-- Start --

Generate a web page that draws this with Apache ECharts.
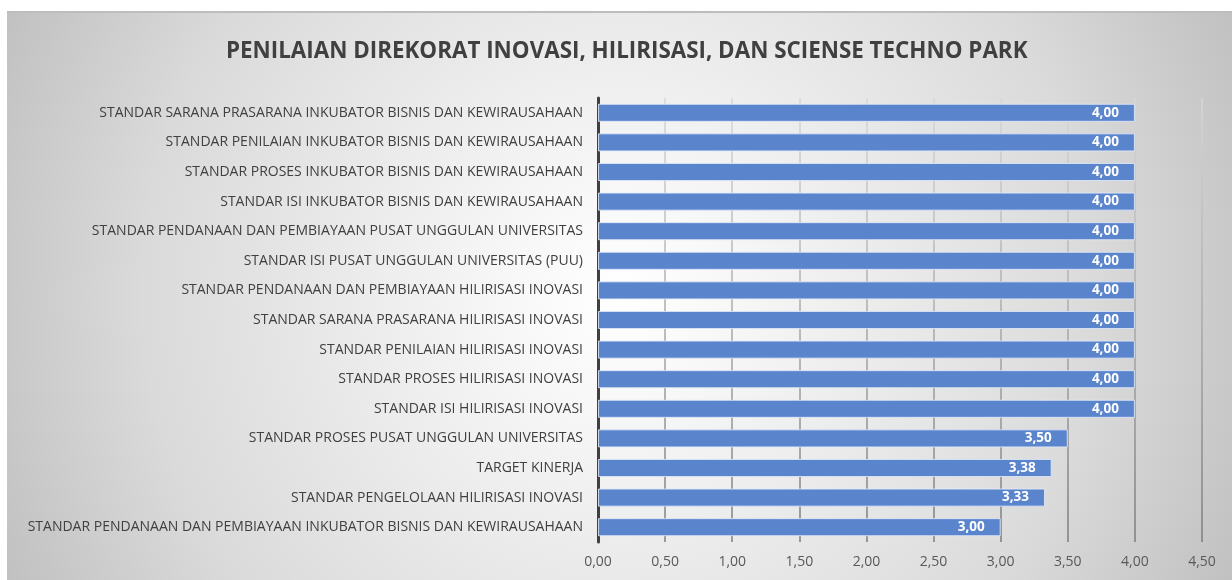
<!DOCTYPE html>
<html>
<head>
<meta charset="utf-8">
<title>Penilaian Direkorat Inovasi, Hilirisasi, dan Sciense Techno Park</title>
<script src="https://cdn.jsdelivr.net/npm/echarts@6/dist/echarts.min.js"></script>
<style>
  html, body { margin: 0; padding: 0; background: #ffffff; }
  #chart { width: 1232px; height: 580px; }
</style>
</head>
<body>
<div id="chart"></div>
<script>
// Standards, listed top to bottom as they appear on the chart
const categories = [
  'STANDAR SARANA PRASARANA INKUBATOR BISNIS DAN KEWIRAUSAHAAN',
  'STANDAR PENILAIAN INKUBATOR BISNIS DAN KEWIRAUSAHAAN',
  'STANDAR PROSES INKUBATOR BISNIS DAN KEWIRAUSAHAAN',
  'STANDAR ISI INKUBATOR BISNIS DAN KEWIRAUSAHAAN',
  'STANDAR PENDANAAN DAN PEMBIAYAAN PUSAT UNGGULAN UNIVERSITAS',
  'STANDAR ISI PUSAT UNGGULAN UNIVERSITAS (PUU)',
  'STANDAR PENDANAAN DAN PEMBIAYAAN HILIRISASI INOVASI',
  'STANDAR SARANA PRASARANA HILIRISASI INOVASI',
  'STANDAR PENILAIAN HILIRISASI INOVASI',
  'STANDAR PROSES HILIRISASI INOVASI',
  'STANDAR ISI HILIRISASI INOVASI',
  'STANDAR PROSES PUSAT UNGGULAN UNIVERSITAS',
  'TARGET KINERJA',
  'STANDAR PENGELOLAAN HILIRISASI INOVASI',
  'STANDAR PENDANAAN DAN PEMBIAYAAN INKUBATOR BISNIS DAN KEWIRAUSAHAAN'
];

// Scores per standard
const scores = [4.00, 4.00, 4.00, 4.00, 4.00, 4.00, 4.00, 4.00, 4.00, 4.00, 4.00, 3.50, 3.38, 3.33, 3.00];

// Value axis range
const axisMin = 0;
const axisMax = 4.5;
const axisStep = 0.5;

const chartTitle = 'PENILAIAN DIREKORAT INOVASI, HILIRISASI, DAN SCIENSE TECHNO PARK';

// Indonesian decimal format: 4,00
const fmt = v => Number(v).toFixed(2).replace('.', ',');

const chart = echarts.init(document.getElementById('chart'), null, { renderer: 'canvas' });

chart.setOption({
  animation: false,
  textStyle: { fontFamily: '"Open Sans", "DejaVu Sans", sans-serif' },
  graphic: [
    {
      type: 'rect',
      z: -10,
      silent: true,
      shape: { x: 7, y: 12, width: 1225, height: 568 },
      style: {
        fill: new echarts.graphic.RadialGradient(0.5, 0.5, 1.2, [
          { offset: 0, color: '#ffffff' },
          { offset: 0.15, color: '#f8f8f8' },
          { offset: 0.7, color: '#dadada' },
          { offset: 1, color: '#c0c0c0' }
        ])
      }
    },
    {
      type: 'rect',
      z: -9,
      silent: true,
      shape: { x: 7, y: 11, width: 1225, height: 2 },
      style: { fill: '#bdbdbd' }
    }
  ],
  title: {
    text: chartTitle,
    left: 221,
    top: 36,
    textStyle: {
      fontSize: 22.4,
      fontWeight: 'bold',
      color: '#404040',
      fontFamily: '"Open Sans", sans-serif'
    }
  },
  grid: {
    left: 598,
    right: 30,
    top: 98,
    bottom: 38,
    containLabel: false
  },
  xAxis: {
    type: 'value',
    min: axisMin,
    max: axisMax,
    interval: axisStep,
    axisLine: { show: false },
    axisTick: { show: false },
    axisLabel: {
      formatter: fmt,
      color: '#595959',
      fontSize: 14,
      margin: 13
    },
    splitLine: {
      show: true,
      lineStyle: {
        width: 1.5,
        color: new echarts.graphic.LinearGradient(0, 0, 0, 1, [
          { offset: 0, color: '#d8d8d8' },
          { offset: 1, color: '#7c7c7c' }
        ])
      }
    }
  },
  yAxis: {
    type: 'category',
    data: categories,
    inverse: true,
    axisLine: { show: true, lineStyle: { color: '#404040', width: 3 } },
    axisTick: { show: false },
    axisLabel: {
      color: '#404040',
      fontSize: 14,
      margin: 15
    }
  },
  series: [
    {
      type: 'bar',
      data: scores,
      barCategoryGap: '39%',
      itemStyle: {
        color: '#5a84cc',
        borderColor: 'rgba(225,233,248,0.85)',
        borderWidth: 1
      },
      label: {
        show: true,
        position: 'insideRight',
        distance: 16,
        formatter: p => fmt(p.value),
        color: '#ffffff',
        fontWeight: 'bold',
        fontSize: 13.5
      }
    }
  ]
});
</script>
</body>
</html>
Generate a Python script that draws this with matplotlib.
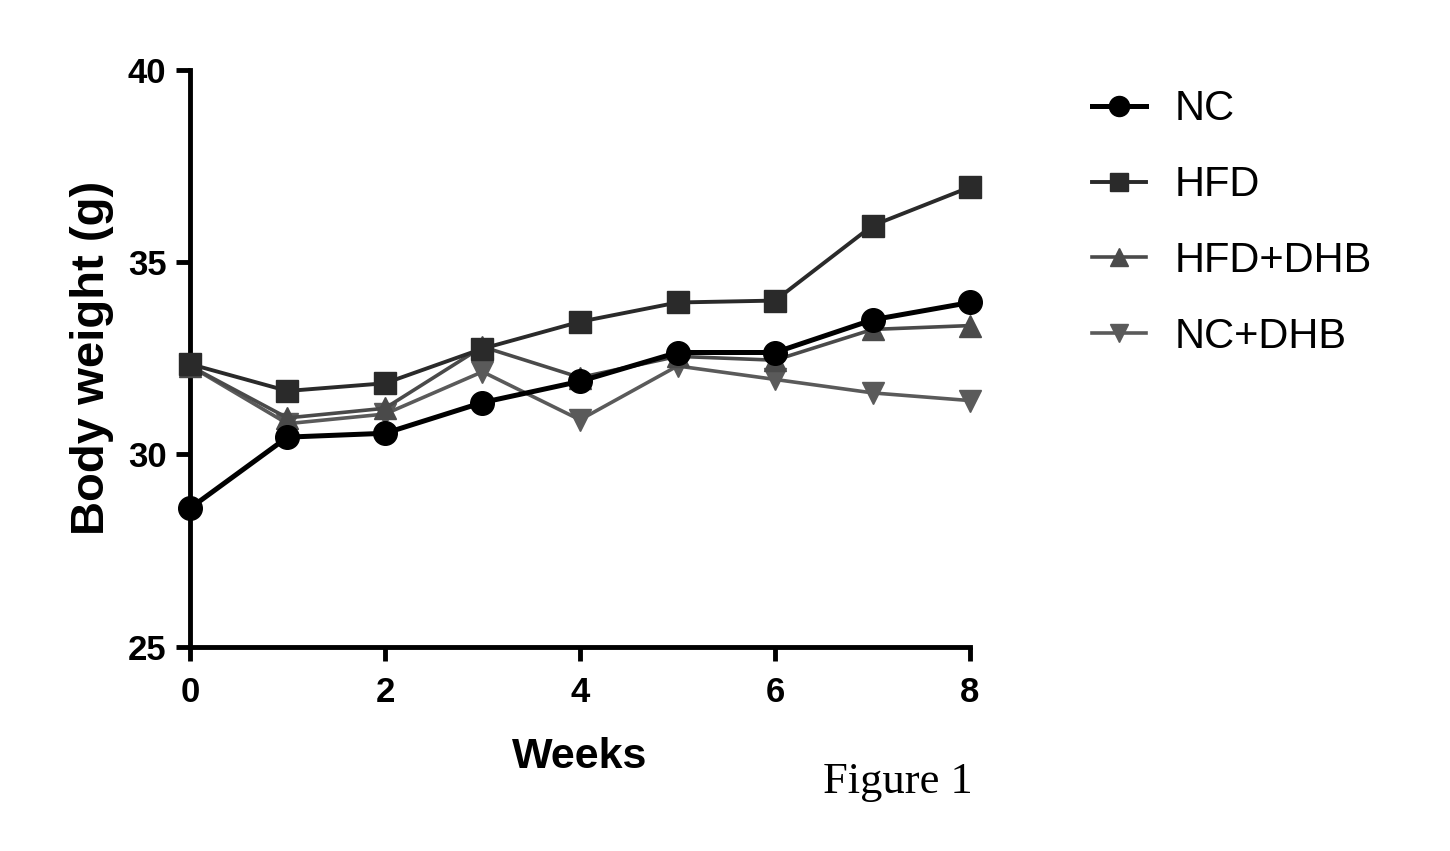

-- End --

= EXERCISE AIM =
In the copy, include all records verbatim but no images.

= SOLUTION BELOW =
Generate a web page that draws this with Apache ECharts.
<!DOCTYPE html>
<html>
<head>
<meta charset="utf-8">
<title>Penilaian Direkorat Inovasi, Hilirisasi, dan Sciense Techno Park</title>
<script src="https://cdn.jsdelivr.net/npm/echarts@6/dist/echarts.min.js"></script>
<style>
  html, body { margin: 0; padding: 0; background: #ffffff; }
  #chart { width: 1232px; height: 580px; }
</style>
</head>
<body>
<div id="chart"></div>
<script>
// Standards, listed top to bottom as they appear on the chart
const categories = [
  'STANDAR SARANA PRASARANA INKUBATOR BISNIS DAN KEWIRAUSAHAAN',
  'STANDAR PENILAIAN INKUBATOR BISNIS DAN KEWIRAUSAHAAN',
  'STANDAR PROSES INKUBATOR BISNIS DAN KEWIRAUSAHAAN',
  'STANDAR ISI INKUBATOR BISNIS DAN KEWIRAUSAHAAN',
  'STANDAR PENDANAAN DAN PEMBIAYAAN PUSAT UNGGULAN UNIVERSITAS',
  'STANDAR ISI PUSAT UNGGULAN UNIVERSITAS (PUU)',
  'STANDAR PENDANAAN DAN PEMBIAYAAN HILIRISASI INOVASI',
  'STANDAR SARANA PRASARANA HILIRISASI INOVASI',
  'STANDAR PENILAIAN HILIRISASI INOVASI',
  'STANDAR PROSES HILIRISASI INOVASI',
  'STANDAR ISI HILIRISASI INOVASI',
  'STANDAR PROSES PUSAT UNGGULAN UNIVERSITAS',
  'TARGET KINERJA',
  'STANDAR PENGELOLAAN HILIRISASI INOVASI',
  'STANDAR PENDANAAN DAN PEMBIAYAAN INKUBATOR BISNIS DAN KEWIRAUSAHAAN'
];

// Scores per standard
const scores = [4.00, 4.00, 4.00, 4.00, 4.00, 4.00, 4.00, 4.00, 4.00, 4.00, 4.00, 3.50, 3.38, 3.33, 3.00];

// Value axis range
const axisMin = 0;
const axisMax = 4.5;
const axisStep = 0.5;

const chartTitle = 'PENILAIAN DIREKORAT INOVASI, HILIRISASI, DAN SCIENSE TECHNO PARK';

// Indonesian decimal format: 4,00
const fmt = v => Number(v).toFixed(2).replace('.', ',');

const chart = echarts.init(document.getElementById('chart'), null, { renderer: 'canvas' });

chart.setOption({
  animation: false,
  textStyle: { fontFamily: '"Open Sans", "DejaVu Sans", sans-serif' },
  graphic: [
    {
      type: 'rect',
      z: -10,
      silent: true,
      shape: { x: 7, y: 12, width: 1225, height: 568 },
      style: {
        fill: new echarts.graphic.RadialGradient(0.5, 0.5, 1.2, [
          { offset: 0, color: '#ffffff' },
          { offset: 0.15, color: '#f8f8f8' },
          { offset: 0.7, color: '#dadada' },
          { offset: 1, color: '#c0c0c0' }
        ])
      }
    },
    {
      type: 'rect',
      z: -9,
      silent: true,
      shape: { x: 7, y: 11, width: 1225, height: 2 },
      style: { fill: '#bdbdbd' }
    }
  ],
  title: {
    text: chartTitle,
    left: 221,
    top: 36,
    textStyle: {
      fontSize: 22.4,
      fontWeight: 'bold',
      color: '#404040',
      fontFamily: '"Open Sans", sans-serif'
    }
  },
  grid: {
    left: 598,
    right: 30,
    top: 98,
    bottom: 38,
    containLabel: false
  },
  xAxis: {
    type: 'value',
    min: axisMin,
    max: axisMax,
    interval: axisStep,
    axisLine: { show: false },
    axisTick: { show: false },
    axisLabel: {
      formatter: fmt,
      color: '#595959',
      fontSize: 14,
      margin: 13
    },
    splitLine: {
      show: true,
      lineStyle: {
        width: 1.5,
        color: new echarts.graphic.LinearGradient(0, 0, 0, 1, [
          { offset: 0, color: '#d8d8d8' },
          { offset: 1, color: '#7c7c7c' }
        ])
      }
    }
  },
  yAxis: {
    type: 'category',
    data: categories,
    inverse: true,
    axisLine: { show: true, lineStyle: { color: '#404040', width: 3 } },
    axisTick: { show: false },
    axisLabel: {
      color: '#404040',
      fontSize: 14,
      margin: 15
    }
  },
  series: [
    {
      type: 'bar',
      data: scores,
      barCategoryGap: '39%',
      itemStyle: {
        color: '#5a84cc',
        borderColor: 'rgba(225,233,248,0.85)',
        borderWidth: 1
      },
      label: {
        show: true,
        position: 'insideRight',
        distance: 16,
        formatter: p => fmt(p.value),
        color: '#ffffff',
        fontWeight: 'bold',
        fontSize: 13.5
      }
    }
  ]
});
</script>
</body>
</html>
Generate a Python script that draws this with matplotlib.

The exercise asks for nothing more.